◆ Collected material

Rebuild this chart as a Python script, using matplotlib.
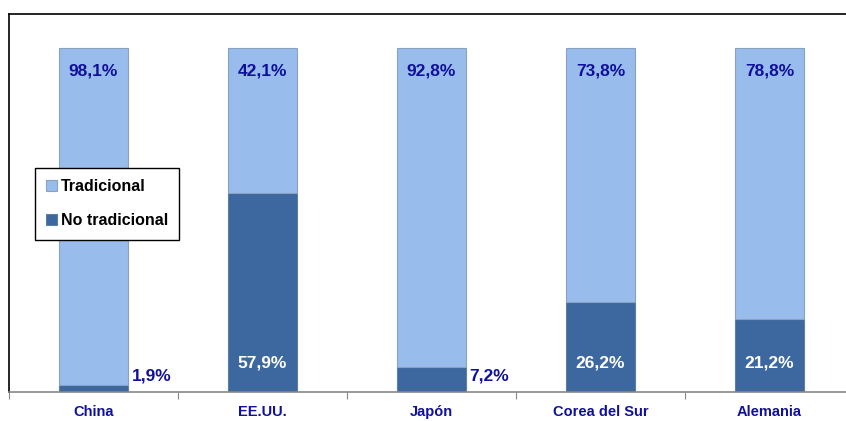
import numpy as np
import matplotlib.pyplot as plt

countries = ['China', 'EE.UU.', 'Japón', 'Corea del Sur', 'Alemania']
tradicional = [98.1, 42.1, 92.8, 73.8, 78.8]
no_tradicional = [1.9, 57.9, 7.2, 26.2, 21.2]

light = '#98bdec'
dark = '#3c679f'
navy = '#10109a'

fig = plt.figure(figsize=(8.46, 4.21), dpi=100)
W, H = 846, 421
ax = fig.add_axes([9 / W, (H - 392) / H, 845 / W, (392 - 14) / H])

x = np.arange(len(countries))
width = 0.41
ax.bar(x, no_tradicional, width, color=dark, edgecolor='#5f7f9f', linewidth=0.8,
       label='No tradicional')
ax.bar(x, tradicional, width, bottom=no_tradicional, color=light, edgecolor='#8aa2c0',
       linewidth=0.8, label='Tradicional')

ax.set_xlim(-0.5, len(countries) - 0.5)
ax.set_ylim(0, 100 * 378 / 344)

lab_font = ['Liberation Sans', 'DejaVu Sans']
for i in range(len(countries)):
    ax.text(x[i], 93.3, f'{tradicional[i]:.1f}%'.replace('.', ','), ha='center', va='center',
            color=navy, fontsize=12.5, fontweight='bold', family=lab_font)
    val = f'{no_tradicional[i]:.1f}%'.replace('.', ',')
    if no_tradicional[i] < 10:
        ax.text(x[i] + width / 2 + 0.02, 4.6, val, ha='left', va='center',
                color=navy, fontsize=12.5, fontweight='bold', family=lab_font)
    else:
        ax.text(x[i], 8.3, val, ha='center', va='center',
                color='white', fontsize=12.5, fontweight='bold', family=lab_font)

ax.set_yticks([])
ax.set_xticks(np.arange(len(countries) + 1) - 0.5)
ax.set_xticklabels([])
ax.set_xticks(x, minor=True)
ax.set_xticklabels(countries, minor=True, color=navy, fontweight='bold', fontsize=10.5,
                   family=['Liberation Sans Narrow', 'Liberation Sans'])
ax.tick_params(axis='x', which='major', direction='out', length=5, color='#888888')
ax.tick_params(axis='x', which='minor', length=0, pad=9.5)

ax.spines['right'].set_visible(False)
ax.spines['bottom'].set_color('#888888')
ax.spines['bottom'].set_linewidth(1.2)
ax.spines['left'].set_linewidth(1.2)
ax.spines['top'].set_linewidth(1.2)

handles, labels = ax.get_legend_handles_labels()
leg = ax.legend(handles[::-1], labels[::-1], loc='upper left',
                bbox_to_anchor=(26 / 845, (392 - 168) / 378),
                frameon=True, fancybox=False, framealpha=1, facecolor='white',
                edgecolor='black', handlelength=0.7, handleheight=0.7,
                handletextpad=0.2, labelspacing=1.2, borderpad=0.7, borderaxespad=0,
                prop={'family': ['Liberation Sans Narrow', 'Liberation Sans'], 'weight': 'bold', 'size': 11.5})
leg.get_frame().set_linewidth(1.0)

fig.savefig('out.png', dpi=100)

◆ Required task
Quote all the lines above exactly as given. Do not include the pictures.

◆ Result for this task
Rebuild this chart as a Python script, using matplotlib.
import numpy as np
import matplotlib.pyplot as plt

countries = ['China', 'EE.UU.', 'Japón', 'Corea del Sur', 'Alemania']
tradicional = [98.1, 42.1, 92.8, 73.8, 78.8]
no_tradicional = [1.9, 57.9, 7.2, 26.2, 21.2]

light = '#98bdec'
dark = '#3c679f'
navy = '#10109a'

fig = plt.figure(figsize=(8.46, 4.21), dpi=100)
W, H = 846, 421
ax = fig.add_axes([9 / W, (H - 392) / H, 845 / W, (392 - 14) / H])

x = np.arange(len(countries))
width = 0.41
ax.bar(x, no_tradicional, width, color=dark, edgecolor='#5f7f9f', linewidth=0.8,
       label='No tradicional')
ax.bar(x, tradicional, width, bottom=no_tradicional, color=light, edgecolor='#8aa2c0',
       linewidth=0.8, label='Tradicional')

ax.set_xlim(-0.5, len(countries) - 0.5)
ax.set_ylim(0, 100 * 378 / 344)

lab_font = ['Liberation Sans', 'DejaVu Sans']
for i in range(len(countries)):
    ax.text(x[i], 93.3, f'{tradicional[i]:.1f}%'.replace('.', ','), ha='center', va='center',
            color=navy, fontsize=12.5, fontweight='bold', family=lab_font)
    val = f'{no_tradicional[i]:.1f}%'.replace('.', ',')
    if no_tradicional[i] < 10:
        ax.text(x[i] + width / 2 + 0.02, 4.6, val, ha='left', va='center',
                color=navy, fontsize=12.5, fontweight='bold', family=lab_font)
    else:
        ax.text(x[i], 8.3, val, ha='center', va='center',
                color='white', fontsize=12.5, fontweight='bold', family=lab_font)

ax.set_yticks([])
ax.set_xticks(np.arange(len(countries) + 1) - 0.5)
ax.set_xticklabels([])
ax.set_xticks(x, minor=True)
ax.set_xticklabels(countries, minor=True, color=navy, fontweight='bold', fontsize=10.5,
                   family=['Liberation Sans Narrow', 'Liberation Sans'])
ax.tick_params(axis='x', which='major', direction='out', length=5, color='#888888')
ax.tick_params(axis='x', which='minor', length=0, pad=9.5)

ax.spines['right'].set_visible(False)
ax.spines['bottom'].set_color('#888888')
ax.spines['bottom'].set_linewidth(1.2)
ax.spines['left'].set_linewidth(1.2)
ax.spines['top'].set_linewidth(1.2)

handles, labels = ax.get_legend_handles_labels()
leg = ax.legend(handles[::-1], labels[::-1], loc='upper left',
                bbox_to_anchor=(26 / 845, (392 - 168) / 378),
                frameon=True, fancybox=False, framealpha=1, facecolor='white',
                edgecolor='black', handlelength=0.7, handleheight=0.7,
                handletextpad=0.2, labelspacing=1.2, borderpad=0.7, borderaxespad=0,
                prop={'family': ['Liberation Sans Narrow', 'Liberation Sans'], 'weight': 'bold', 'size': 11.5})
leg.get_frame().set_linewidth(1.0)

fig.savefig('out.png', dpi=100)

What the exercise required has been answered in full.